Intensives Kammerspiel
Besonders auffällig fand ich die ersten Szenen: fast wie ein Kammerspiel inszeniert, mit kurzen, schnellen Dialogen, die mehr andeuten als aussprechen. Diese Abschnitte erinnern an ein Drama – intensiv, direkt und roh. Erst nach und nach entfaltet der Roman eine breitere Erzählweise, die zwischen Oras Wanderung und ihrer Lebensgeschichte in der Rückschau wechselt. Das Buch hat mich über Wochen begleitet, oft gefordert und dennoch nicht losgelassen. Es ist keine einfache Lektüre, sondern eine, auf die du dich einlassen wollen musst.
Sprachlich ist der Text ein Hochgenuss.
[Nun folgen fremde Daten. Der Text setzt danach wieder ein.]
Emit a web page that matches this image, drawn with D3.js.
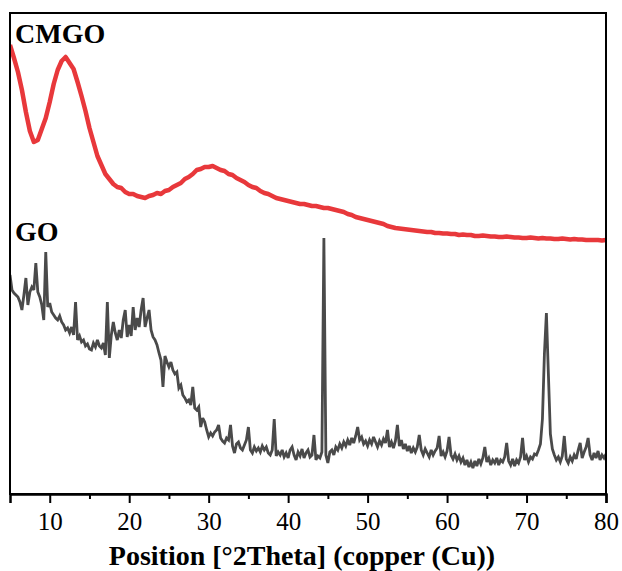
<!DOCTYPE html>
<html>
<head>
<meta charset="utf-8">
<script src="https://cdn.jsdelivr.net/npm/d3@7"></script>
<style>
  html, body { margin: 0; padding: 0; background: #fff; }
  svg { display: block; }
</style>
</head>
<body>
<svg id="chart" width="622" height="571"></svg>
<script>
// ---- Data (2θ in degrees, intensity in arbitrary units) ----
const xStart = 5;
const xEnd = 80;
const cmgoStep = 0.5;   // CMGO sampled every 0.5°
const goStep = 0.25;    // GO sampled every 0.25°

const majorTicks = [10, 20, 30, 40, 50, 60, 70, 80];
const minorTicks = [15, 25, 35, 45, 55, 65, 75];
const seriesNames = ["CMGO", "GO"];
const xTitle = "Position [°2Theta] (copper (Cu))";

// CMGO intensities, two values per degree (x, x+0.5) from 5° to 80°
const cmgoY = [
  449, 436,  422, 404,  382, 363,  352, 354,  365, 376,  // 5-9
  392, 410,  424, 433,  437, 431,  425, 412,  398, 383,  // 10-14
  366, 352,  338, 329,  320, 315,  310, 307,  306, 302,  // 15-19
  300, 300,  298, 297,  296, 298,  299, 301,  300, 303,  // 20-24
  304, 307,  309, 311,  315, 317,  320, 324,  325, 327,  // 25-29
  327, 328,  326, 324,  323, 320,  319, 316,  314, 312,  // 30-34
  309, 307,  306, 303,  301, 300,  298, 296,  295, 294,  // 35-39
  293, 292,  291, 290,  290, 289,  288, 288,  287, 286,  // 40-44
  286, 285,  284, 283,  282, 280,  279, 277,  276, 275,  // 45-49
  274, 273,  272, 271,  270, 268,  267, 266,  265.5, 265, // 50-54
  264.5, 264,  263.5, 263,  262.5, 262,  262, 261,  261, 260.5, // 55-59
  260.5, 260,  260, 259,  259.5, 259,  259, 258,  258, 258.5, // 60-64
  258, 257.5,  257.5, 257,  257, 257.5,  257, 256.5,  256.5, 256, // 65-69
  256, 256.5,  256, 255.5,  256, 255.5,  255.5, 255,  255, 255.5, // 70-74
  255, 254.5,  255, 254.5,  254.5, 254,  254, 254,  254, 253.5, // 75-79
  254 // 80
];

// GO intensities, four values per degree (x, x+.25, x+.5, x+.75) from 5° to 80°
const goY = [
  219, 204, 201, 199,   // 5
  197, 192, 184, 199,   // 6
  216, 189, 202, 207,   // 7
  204, 231, 202, 197,   // 8
  189, 174, 242, 187,   // 9
  191, 182, 179, 176,   // 10
  174, 178, 172, 169,   // 11
  164, 166, 161, 167,   // 12
  159, 192, 154, 158,   // 13
  152, 154, 148, 150,   // 14
  145, 144, 151, 147,   // 15
  154, 148, 146, 151,   // 16
  139, 192, 136, 159,   // 17
  172, 161, 154, 164,   // 18
  156, 174, 184, 157,   // 19
  169, 158, 187, 164,   // 20
  176, 167, 184, 196,   // 21
  167, 176, 184, 164,   // 22
  157, 154, 149, 141,   // 23
  134, 107, 138, 132,   // 24
  127, 132, 124, 120,   // 25
  122, 106, 109, 99,    // 26
  96, 92, 94, 89,       // 27
  107, 86, 84, 87,      // 28
  67, 76, 72, 64,       // 29
  57, 61, 58, 62,       // 30
  64, 69, 56, 53,       // 31
  51, 56, 54, 69,       // 32
  48, 41, 50, 52,       // 33
  46, 44, 49, 54,       // 34
  67, 44, 41, 47,       // 35
  43, 46, 42, 48,       // 36
  44, 47, 41, 39,       // 37
  44, 75, 38, 42,       // 38
  39, 44, 37, 41,       // 39
  36, 44, 47, 39,       // 40
  34, 42, 38, 45,       // 41
  36, 41, 44, 37,       // 42
  39, 59, 34, 38,       // 43
  36, 42, 256, 39,      // 44
  31, 42, 44, 39,       // 45
  47, 44, 50, 46,       // 46
  52, 48, 54, 49,       // 47
  56, 51, 58, 67,       // 48
  54, 57, 50, 53,       // 49
  48, 54, 50, 57,       // 50
  52, 47, 53, 49,       // 51
  55, 51, 64, 47,       // 52
  52, 46, 53, 69,       // 53
  48, 54, 45, 50,       // 54
  43, 48, 41, 46,       // 55
  42, 47, 59, 44,       // 56
  39, 45, 41, 37,       // 57
  44, 39, 43, 46,       // 58
  58, 38, 42, 37,       // 59
  43, 57, 39, 35,       // 60
  40, 34, 38, 32,       // 61
  36, 29, 34, 27,       // 62
  32, 26, 33, 28,       // 63
  35, 30, 36, 47,       // 64
  32, 36, 29, 34,       // 65
  31, 36, 29, 34,       // 66
  32, 37, 51, 33,       // 67
  29, 35, 28, 34,       // 68
  31, 37, 56, 34,       // 69
  38, 32, 37, 35,       // 70
  40, 39, 44, 50,       // 71
  75, 140, 181, 120,    // 72
  60, 45, 39, 34,       // 73
  37, 32, 38, 58,       // 74
  35, 31, 37, 33,       // 75
  39, 35, 44, 51,       // 76
  36, 42, 47, 56,       // 77
  39, 34, 41, 36,       // 78
  43, 34, 39, 36,       // 79
  40                    // 80
];

const seriesColors = ["#e8383b", "#4a4a4a"];

// ---- Layout ----
const svg = d3.select("#chart");
const mLeft = 10, mRight = 606, mTop = 13, mBottom = 494;
const serif = "'Liberation Serif', 'Times New Roman', Times, serif";

const x = d3.scaleLinear().domain([xStart, xEnd]).range([mLeft, mRight]);
const y = d3.scaleLinear().domain([0, mBottom - mTop]).range([mBottom, mTop]);

const cmgoData = cmgoY.map((v, i) => ({ x: xStart + i * cmgoStep, y: v }));
const goData = goY.map((v, i) => ({ x: xStart + i * goStep, y: v }));

const line = d3.line().x(d => x(d.x)).y(d => y(d.y));

svg.append("defs").append("clipPath").attr("id", "clip")
  .append("rect").attr("x", mLeft).attr("y", mTop)
  .attr("width", mRight - mLeft).attr("height", mBottom - mTop);

const plot = svg.append("g").attr("clip-path", "url(#clip)");

plot.append("path").datum(goData)
  .attr("fill", "none").attr("stroke", seriesColors[1])
  .attr("stroke-width", 2.8).attr("stroke-linejoin", "miter").attr("stroke-miterlimit", 3)
  .attr("d", line);

plot.append("path").datum(cmgoData)
  .attr("fill", "none").attr("stroke", seriesColors[0])
  .attr("stroke-width", 4.5).attr("stroke-linejoin", "round")
  .attr("d", line);

// frame
svg.append("rect").attr("x", mLeft).attr("y", mTop)
  .attr("width", mRight - mLeft).attr("height", mBottom - mTop)
  .attr("fill", "none").attr("stroke", "#000").attr("stroke-width", 2);

// bottom axis: major ticks with labels
const axisMajor = d3.axisBottom(x).tickValues(majorTicks).tickSize(9).tickPadding(9)
  .tickFormat(d3.format("d"));
const gx = svg.append("g").attr("transform", `translate(0,${mBottom})`).call(axisMajor)
  .attr("font-family", serif).attr("font-size", 25);
gx.select(".domain").attr("stroke", "#000").attr("stroke-width", 2.5);
gx.selectAll(".tick line").attr("stroke", "#000").attr("stroke-width", 2);
gx.selectAll(".tick text")
  .style("font-family", serif).style("font-size", "25px").attr("fill", "#000");

// minor ticks
const axisMinor = d3.axisBottom(x).tickValues(minorTicks).tickSize(5).tickFormat(() => "");
const gm = svg.append("g").attr("transform", `translate(0,${mBottom})`).call(axisMinor);
gm.select(".domain").remove();
gm.selectAll(".tick line").attr("stroke", "#000").attr("stroke-width", 2);

// axis title
svg.append("text")
  .attr("x", 302).attr("y", 565)
  .attr("text-anchor", "middle")
  .style("font-family", serif)
  .attr("font-weight", "bold").attr("font-size", 28)
  .attr("fill", "#000")
  .text(xTitle);

// series labels
svg.append("text").attr("x", 15).attr("y", 43)
  .style("font-family", serif).attr("font-weight", "bold").attr("font-size", 28)
  .attr("fill", "#000").text(seriesNames[0]);
svg.append("text").attr("x", 15).attr("y", 241)
  .style("font-family", serif).attr("font-weight", "bold").attr("font-size", 28)
  .attr("fill", "#000").text(seriesNames[1]);
</script>
</body>
</html>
Es gibt zahlreiche Stellen, die ich mir allein deswegen markierte, weil mich die Bilder und sprachlichen Wendungen so gepackt haben. „Eine Frau flieht vor einer Nachricht“ ist ein Roman, der schmerzhaft, poetisch und schonungslos ehrlich ist. Die Botschaft: Manchmal gibt es keinen Ausweg – aber immer gibt es das Erzählen, das Erinnern, das Hinsehen. Eine Leseempfehlung für die Langmutigen – oder die, die dazu werden wollen.